## WHAT YOU WILL DO
Return only the lines from the top of the data down to the one that holds "import plotly.graph_objects as go", both included, without any pictures.

## SOURCE EXCERPT
------------------------------------------------------------
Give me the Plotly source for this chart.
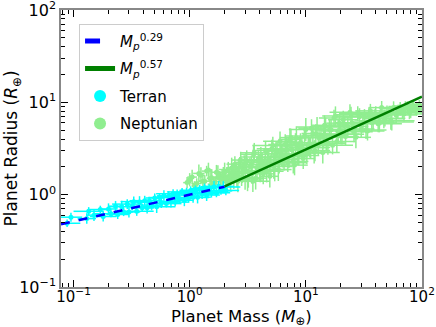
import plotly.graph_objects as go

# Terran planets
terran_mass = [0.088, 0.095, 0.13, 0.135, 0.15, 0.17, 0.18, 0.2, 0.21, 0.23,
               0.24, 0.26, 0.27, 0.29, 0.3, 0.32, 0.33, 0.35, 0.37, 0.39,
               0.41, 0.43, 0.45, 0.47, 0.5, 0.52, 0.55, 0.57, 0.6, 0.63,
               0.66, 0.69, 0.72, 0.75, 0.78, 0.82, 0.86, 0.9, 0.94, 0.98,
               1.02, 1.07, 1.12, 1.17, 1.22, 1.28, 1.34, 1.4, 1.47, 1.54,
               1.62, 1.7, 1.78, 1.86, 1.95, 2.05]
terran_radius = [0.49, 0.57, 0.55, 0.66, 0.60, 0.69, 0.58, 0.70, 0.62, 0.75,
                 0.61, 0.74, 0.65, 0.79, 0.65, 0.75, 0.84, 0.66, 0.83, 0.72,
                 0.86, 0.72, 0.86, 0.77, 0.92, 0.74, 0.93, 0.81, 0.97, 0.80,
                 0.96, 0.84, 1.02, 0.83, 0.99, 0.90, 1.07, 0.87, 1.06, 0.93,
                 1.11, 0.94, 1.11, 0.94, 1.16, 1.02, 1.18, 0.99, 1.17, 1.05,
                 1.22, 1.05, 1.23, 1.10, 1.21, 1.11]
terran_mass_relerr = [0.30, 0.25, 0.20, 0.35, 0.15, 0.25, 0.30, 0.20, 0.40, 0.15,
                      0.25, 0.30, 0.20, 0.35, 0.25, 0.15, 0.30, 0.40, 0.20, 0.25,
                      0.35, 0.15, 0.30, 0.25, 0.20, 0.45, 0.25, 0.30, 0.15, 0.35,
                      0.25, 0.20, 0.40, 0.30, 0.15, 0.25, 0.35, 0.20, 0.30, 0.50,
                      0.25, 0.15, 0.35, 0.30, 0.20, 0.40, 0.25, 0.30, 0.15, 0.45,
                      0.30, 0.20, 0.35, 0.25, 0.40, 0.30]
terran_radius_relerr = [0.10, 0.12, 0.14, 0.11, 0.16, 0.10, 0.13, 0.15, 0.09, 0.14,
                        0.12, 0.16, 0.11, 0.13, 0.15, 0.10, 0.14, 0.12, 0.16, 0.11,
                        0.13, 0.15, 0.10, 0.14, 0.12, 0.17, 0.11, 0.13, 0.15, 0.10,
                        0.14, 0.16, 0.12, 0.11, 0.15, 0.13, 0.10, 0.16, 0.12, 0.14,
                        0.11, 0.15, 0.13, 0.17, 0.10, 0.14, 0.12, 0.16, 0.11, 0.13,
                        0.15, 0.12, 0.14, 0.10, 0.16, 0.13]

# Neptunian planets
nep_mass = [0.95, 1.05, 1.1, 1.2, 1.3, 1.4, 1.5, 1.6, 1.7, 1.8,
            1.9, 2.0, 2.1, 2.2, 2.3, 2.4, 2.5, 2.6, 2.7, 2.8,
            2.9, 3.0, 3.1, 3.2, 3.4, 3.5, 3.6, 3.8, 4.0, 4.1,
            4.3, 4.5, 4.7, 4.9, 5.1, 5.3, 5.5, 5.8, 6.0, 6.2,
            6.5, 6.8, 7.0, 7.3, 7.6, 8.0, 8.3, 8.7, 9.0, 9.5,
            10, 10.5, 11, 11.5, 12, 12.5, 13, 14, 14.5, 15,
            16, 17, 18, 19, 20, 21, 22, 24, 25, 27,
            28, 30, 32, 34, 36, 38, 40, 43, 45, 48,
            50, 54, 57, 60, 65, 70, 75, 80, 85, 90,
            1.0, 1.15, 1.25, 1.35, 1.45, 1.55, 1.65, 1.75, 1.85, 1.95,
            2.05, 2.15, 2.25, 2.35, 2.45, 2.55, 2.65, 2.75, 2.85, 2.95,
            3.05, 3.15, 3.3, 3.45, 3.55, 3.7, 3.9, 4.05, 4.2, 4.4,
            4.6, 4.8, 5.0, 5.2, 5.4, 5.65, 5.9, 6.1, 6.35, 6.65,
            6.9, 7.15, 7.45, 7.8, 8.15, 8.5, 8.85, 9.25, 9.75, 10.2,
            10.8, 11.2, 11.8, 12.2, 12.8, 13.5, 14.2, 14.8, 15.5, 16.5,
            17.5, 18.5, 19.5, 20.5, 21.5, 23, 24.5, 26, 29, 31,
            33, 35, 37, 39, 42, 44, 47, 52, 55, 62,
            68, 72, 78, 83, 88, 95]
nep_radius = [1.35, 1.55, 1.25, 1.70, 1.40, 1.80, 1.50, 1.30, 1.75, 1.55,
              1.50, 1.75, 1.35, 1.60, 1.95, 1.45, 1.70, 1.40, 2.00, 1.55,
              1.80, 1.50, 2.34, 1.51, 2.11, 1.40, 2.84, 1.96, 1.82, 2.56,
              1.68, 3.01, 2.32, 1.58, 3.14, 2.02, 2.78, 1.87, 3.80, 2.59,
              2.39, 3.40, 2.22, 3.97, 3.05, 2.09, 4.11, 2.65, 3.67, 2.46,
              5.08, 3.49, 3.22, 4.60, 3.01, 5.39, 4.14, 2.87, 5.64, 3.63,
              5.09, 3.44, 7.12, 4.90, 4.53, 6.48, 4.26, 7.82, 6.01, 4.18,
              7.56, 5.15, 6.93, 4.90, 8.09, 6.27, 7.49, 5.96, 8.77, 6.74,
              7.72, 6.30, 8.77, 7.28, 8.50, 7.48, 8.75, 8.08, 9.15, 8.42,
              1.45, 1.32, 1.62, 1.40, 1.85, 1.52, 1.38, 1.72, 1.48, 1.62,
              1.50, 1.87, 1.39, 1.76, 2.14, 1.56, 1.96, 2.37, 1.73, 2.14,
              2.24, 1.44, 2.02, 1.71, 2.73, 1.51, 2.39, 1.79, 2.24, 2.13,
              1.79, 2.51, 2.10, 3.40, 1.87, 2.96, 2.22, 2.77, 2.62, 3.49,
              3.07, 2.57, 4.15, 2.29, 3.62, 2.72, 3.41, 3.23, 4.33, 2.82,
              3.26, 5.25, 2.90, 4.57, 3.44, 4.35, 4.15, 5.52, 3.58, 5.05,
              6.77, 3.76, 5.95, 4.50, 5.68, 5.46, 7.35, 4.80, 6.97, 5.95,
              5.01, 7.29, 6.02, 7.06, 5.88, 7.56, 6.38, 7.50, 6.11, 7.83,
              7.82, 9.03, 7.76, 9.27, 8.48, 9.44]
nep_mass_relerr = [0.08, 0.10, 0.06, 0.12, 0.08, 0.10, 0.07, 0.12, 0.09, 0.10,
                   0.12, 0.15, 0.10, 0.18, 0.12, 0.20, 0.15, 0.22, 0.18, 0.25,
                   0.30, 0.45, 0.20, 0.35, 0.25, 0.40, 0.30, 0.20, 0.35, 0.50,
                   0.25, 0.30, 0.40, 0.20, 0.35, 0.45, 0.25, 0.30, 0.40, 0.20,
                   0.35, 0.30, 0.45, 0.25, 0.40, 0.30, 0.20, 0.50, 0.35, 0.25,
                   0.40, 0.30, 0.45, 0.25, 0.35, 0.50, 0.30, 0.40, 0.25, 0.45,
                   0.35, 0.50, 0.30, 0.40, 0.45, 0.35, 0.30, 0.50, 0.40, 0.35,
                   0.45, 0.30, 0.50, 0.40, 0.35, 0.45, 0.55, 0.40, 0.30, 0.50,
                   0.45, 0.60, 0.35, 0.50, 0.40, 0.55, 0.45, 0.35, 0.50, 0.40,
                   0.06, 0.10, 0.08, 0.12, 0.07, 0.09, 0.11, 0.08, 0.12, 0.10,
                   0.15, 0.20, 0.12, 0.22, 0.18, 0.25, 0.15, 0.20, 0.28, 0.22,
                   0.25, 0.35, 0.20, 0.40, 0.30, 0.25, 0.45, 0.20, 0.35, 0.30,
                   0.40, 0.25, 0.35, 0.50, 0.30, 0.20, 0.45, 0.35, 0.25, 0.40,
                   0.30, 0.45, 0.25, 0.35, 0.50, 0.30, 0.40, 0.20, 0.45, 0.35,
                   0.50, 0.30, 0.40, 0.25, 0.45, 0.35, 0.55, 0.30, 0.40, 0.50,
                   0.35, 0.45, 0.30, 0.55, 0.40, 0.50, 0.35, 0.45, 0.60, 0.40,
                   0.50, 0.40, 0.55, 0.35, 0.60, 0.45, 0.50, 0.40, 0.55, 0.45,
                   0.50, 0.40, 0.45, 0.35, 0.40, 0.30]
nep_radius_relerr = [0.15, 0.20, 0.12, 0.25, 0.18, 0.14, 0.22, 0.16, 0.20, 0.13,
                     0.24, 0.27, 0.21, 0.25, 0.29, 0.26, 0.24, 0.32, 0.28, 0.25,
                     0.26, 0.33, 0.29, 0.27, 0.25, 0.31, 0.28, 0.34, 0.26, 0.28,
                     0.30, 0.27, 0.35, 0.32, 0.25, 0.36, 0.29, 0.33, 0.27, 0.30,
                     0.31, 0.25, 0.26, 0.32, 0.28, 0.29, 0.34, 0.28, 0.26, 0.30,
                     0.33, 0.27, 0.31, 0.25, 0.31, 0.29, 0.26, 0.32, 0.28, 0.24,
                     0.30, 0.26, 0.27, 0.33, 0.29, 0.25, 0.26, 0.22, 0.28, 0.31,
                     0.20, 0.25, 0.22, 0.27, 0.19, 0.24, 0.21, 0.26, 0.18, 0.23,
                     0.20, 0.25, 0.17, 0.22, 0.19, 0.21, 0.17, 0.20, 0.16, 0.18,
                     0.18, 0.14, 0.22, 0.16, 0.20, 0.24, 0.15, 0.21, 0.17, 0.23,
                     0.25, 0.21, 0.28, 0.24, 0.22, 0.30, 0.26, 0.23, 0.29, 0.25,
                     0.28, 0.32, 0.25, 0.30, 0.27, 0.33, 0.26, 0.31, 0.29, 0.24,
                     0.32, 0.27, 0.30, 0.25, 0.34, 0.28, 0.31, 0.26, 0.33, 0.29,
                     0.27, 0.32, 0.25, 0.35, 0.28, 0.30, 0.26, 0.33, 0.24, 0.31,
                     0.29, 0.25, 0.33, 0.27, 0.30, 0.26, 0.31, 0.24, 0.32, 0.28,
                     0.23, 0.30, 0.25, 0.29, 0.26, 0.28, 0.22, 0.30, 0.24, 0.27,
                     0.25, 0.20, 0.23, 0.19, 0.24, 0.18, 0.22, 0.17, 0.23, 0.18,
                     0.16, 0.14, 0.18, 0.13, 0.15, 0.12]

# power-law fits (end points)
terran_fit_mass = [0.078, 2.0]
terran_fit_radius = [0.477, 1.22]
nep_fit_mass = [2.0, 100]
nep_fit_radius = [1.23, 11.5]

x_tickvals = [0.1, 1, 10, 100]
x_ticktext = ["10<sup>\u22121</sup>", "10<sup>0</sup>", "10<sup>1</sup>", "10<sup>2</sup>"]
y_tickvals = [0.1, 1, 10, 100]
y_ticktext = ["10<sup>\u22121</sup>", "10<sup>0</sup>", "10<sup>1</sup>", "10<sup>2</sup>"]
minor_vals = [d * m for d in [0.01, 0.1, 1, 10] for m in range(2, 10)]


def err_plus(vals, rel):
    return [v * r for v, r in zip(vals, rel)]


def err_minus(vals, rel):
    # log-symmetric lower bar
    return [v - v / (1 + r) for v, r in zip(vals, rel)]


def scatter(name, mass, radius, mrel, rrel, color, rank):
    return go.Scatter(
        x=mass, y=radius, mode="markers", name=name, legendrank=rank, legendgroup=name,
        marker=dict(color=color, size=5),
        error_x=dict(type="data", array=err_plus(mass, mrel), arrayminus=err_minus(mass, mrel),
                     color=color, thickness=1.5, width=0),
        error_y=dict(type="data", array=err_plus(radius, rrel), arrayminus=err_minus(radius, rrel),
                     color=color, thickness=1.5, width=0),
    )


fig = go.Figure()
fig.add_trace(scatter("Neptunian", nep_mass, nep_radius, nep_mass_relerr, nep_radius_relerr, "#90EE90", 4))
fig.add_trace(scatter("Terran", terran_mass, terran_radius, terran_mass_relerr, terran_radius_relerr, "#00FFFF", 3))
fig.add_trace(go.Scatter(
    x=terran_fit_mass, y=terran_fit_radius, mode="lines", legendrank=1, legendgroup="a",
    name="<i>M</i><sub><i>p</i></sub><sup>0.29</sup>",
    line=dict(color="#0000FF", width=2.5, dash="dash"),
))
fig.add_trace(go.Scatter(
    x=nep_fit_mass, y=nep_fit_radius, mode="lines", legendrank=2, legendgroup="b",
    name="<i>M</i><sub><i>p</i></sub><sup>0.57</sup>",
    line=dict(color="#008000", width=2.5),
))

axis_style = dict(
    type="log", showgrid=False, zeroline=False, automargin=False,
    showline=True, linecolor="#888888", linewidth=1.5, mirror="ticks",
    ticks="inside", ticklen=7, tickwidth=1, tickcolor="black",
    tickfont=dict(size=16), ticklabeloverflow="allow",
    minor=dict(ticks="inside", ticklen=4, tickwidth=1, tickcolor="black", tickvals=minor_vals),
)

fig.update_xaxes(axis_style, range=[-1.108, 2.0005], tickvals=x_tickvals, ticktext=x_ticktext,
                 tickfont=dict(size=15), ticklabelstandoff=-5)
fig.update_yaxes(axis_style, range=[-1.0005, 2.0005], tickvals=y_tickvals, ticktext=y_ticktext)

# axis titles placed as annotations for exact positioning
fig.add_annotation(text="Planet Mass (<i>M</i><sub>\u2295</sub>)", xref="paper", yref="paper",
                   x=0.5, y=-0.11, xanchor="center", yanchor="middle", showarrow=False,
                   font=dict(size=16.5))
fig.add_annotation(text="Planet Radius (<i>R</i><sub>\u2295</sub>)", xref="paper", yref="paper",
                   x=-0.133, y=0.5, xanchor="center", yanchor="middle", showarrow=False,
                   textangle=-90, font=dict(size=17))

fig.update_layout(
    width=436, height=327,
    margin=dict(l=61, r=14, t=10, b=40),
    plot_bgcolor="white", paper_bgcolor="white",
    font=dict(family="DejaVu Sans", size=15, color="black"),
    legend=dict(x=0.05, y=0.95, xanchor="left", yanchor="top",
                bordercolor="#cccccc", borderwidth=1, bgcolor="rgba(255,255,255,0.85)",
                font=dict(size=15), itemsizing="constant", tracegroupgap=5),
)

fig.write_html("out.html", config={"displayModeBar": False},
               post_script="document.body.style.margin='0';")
------------------------------------------------------------
## WRITTEN ANSWER
Give me the Plotly source for this chart.
import plotly.graph_objects as go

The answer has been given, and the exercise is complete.